11- Cependant, s'il est démontré qu'un certain nombre de boutiques ont fermé pendant la période de référence, elles ont été remplacées par d'autres enseignes, le taux d'occupation des boutiques apparaissant stable sur la période ( 10 boutiques lors de la prise d'effet du bail à l'ouverture immédiate du centre commercial au 18 mai 2009, 16 à la fin de l'année 2009, et 18 à la date de révision du loyer par la locataire, étant relevé que le nombre maximal de boutiques louées a été sur la période de 21 sur 28 boutiques).

12- Il apparait ainsi que la galerie du centre commercial a toujours connu un taux anormalement important de vacances de ses boutiques, de sorte que celui-ci ne peut être considéré comme une modification matérielle des facteurs de commercialité au sens de l'article R 145-6 du code de commerce, au moins sur la période de référence.

13- Le fait que le locataire ait pu escompter lors de la prise à bail des locaux une occupation maximale du site ne peut fonder sa demande en révision du loyer à la baisse.

14- Il convient dès lors d'infirmer la décision de première instance et de débouter la société Dehoux de sa demande visant à voir fixer à la baisse le montant du loyer et de sa demande de production de pièces.

15- La société Dehoux qui succombe sera condamnée aux dépens d'appel et de première instance qui comprendront les frais de l'expertise judiciaire.

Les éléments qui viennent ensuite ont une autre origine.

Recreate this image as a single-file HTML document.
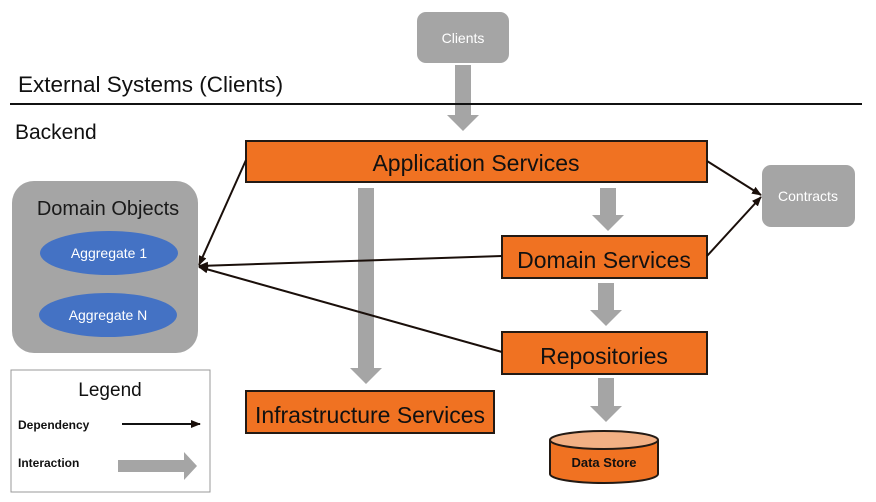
<!DOCTYPE html>
<html><head><meta charset="utf-8"><style>
html,body{margin:0;padding:0;background:#fff;}
svg{display:block;font-family:"Liberation Sans","DejaVu Sans",sans-serif;}
</style></head><body>
<svg width="876" height="502" viewBox="0 0 876 502" xmlns="http://www.w3.org/2000/svg">
<defs>
<marker id="ah" markerWidth="10" markerHeight="8" refX="9" refY="4" orient="auto" markerUnits="userSpaceOnUse">
<path d="M0,0 L10,4 L0,8 Z" fill="#1a0f0a"/></marker>
</defs>
<rect x="417" y="12" width="92" height="51" rx="9" fill="#a5a5a5"/>
<text x="463" y="43" font-size="14" fill="#fff" text-anchor="middle">Clients</text>
<path d="M455,65 H471 V115 H479 L463,131 L447,115 H455 Z" fill="#a5a5a5"/>
<text x="18" y="92" font-size="22.5" fill="#111">External Systems (Clients)</text>
<rect x="10" y="103" width="852" height="2" fill="#111"/>
<text x="15" y="139" font-size="21" fill="#111">Backend</text>

<path d="M358,188 H374 V368 H382 L366,384 L350,368 H358 Z" fill="#a5a5a5"/>
<path d="M600,188 H616 V215 H624 L608,231 L592,215 H600 Z" fill="#a5a5a5"/>
<path d="M598,283 H614 V310 H622 L606,326 L590,310 H598 Z" fill="#a5a5a5"/>
<path d="M598,378 H614 V406 H622 L606,422 L590,406 H598 Z" fill="#a5a5a5"/>

<rect x="246" y="141" width="461" height="41" fill="#f07222" stroke="#231a14" stroke-width="2"/>
<text x="476" y="171" font-size="23" fill="#111" text-anchor="middle">Application Services</text>
<rect x="502" y="236" width="205" height="42" fill="#f07222" stroke="#231a14" stroke-width="2"/>
<text x="604" y="268" font-size="23" fill="#111" text-anchor="middle">Domain Services</text>
<rect x="502" y="332" width="205" height="42" fill="#f07222" stroke="#231a14" stroke-width="2"/>
<text x="604" y="364" font-size="23" fill="#111" text-anchor="middle">Repositories</text>
<rect x="246" y="391" width="248" height="42" fill="#f07222" stroke="#231a14" stroke-width="2"/>
<text x="370" y="423" font-size="23" fill="#111" text-anchor="middle">Infrastructure Services</text>

<path d="M550,440 V474 A54,9 0 0 0 658,474 V440" fill="#f07222" stroke="#231a14" stroke-width="2"/>
<ellipse cx="604" cy="440" rx="54" ry="9" fill="#f2b084" stroke="#231a14" stroke-width="2"/>
<text x="604" y="467" font-size="13" font-weight="bold" fill="#111" text-anchor="middle">Data Store</text>

<rect x="762" y="165" width="93" height="62" rx="9" fill="#a5a5a5"/>
<text x="808" y="201" font-size="14" fill="#fff" text-anchor="middle">Contracts</text>

<rect x="12" y="181" width="186" height="172" rx="22" fill="#a5a5a5"/>
<text x="108" y="215" font-size="20" fill="#1a1a1a" text-anchor="middle">Domain Objects</text>
<ellipse cx="109" cy="253" rx="69" ry="22" fill="#4472c4"/>
<text x="109" y="258" font-size="14" fill="#fff" text-anchor="middle">Aggregate 1</text>
<ellipse cx="108" cy="315" rx="69" ry="22" fill="#4472c4"/>
<text x="108" y="320" font-size="14" fill="#fff" text-anchor="middle">Aggregate N</text>

<g stroke="#1a0f0a" stroke-width="2" fill="none">
<line x1="246" y1="160" x2="199" y2="265" marker-end="url(#ah)"/>
<line x1="502" y1="256" x2="199" y2="266" marker-end="url(#ah)"/>
<line x1="502" y1="352" x2="199" y2="267" marker-end="url(#ah)"/>
<line x1="707" y1="161" x2="761" y2="195" marker-end="url(#ah)"/>
<line x1="707" y1="256" x2="761" y2="197" marker-end="url(#ah)"/>
</g>

<rect x="11" y="370" width="199" height="122" fill="#fff" stroke="#999" stroke-width="1"/>
<text x="110" y="396" font-size="19" fill="#111" text-anchor="middle">Legend</text>
<text x="18" y="429" font-size="12" font-weight="bold" fill="#111">Dependency</text>
<line x1="122" y1="424" x2="200" y2="424" stroke="#111" stroke-width="2" marker-end="url(#ah)"/>
<text x="18" y="467" font-size="12" font-weight="bold" fill="#111">Interaction</text>
<path d="M118,460 H184 V452 L197,466 L184,480 V472 H118 Z" fill="#a5a5a5"/>
</svg>
</body></html>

16- Elle sera condamnée à verser la somme de 2000 euros à la société Quartz Properties.

PAR CES MOTIFS

La cour

statuant publiquement, par décision contradictoire et en dernier ressort,

Infirme la décision du tribunal judiciaire de Bergerac du 16 novembre 2021,

et statuant à nouveau

Déboute la société Dehoux de sa demande de révision du loyer,

Déboute la société Dehoux de sa demande de production de pièces,

y ajoutant,

Condamne la société Dehoux aux dépens d'appel et de première instance qui comprendront les frais de l'expertise judiciaire.

Condamne la société Dehoux à verser la somme de 2000 euros à la société Quartz Properties.

Le présent arrêt a été signé par Monsieur Jean-Pierre FRANCO, président, et par Monsieur Hervé GOUDOT, greffier, auquel la minute a été remise par le magistrat signataire.